LACONIC: Length-Aware Constrained Reinforcement Learning for LLM
This addresses the issue of inefficient inference for users and developers of LLMs by providing robust length control, though it is an incremental improvement over prior heuristic approaches.
The paper tackled the problem of excessive response lengths in reinforcement learning for large language models, which increases inference latency and computational overhead, by proposing LACONIC, a method that enforces a target token budget during training, resulting in over 50% reduction in output length while preserving or improving task performance.
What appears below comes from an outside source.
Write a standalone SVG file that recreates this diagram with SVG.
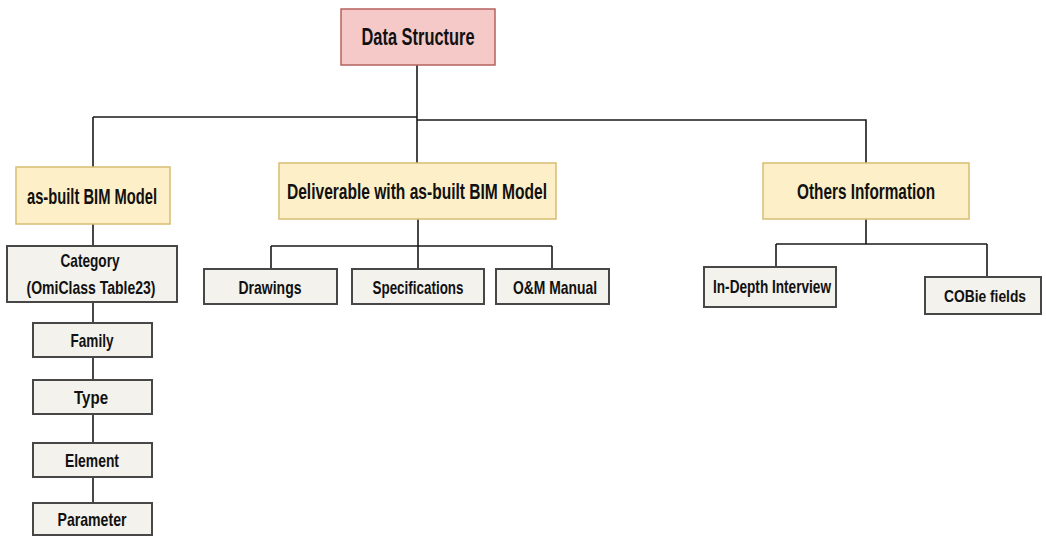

Reinforcement learning (RL) has enhanced the capabilities of large language models (LLMs) through reward-driven training. Nevertheless, this process can introduce excessively long responses, inflating inference latency and computational overhead. Prior length-control approaches typically rely on fixed heuristic reward shaping, which can misalign with the task objective and require brittle tuning. In this work, we propose LACONIC, a reinforcement learning method that enforces a target token budget during training. Specifically, we update policy models using an augmented objective that combines the task reward with a length-based cost. To balance brevity and task performance, the cost scale is adaptively adjusted throughout training. This yields robust length control while preserving task reward. We provide a theoretical guarantee that support the method. Across mathematical reasoning models and datasets, LACONIC preserves or improves pass@1 while reducing output length by over 50%. It maintains out-of-domain performance on general knowledge and multilingual benchmarks with 44% fewer tokens. Moreover, LACONIC integrates into standard RL-tuning with no inference changes and minimal deployment overhead.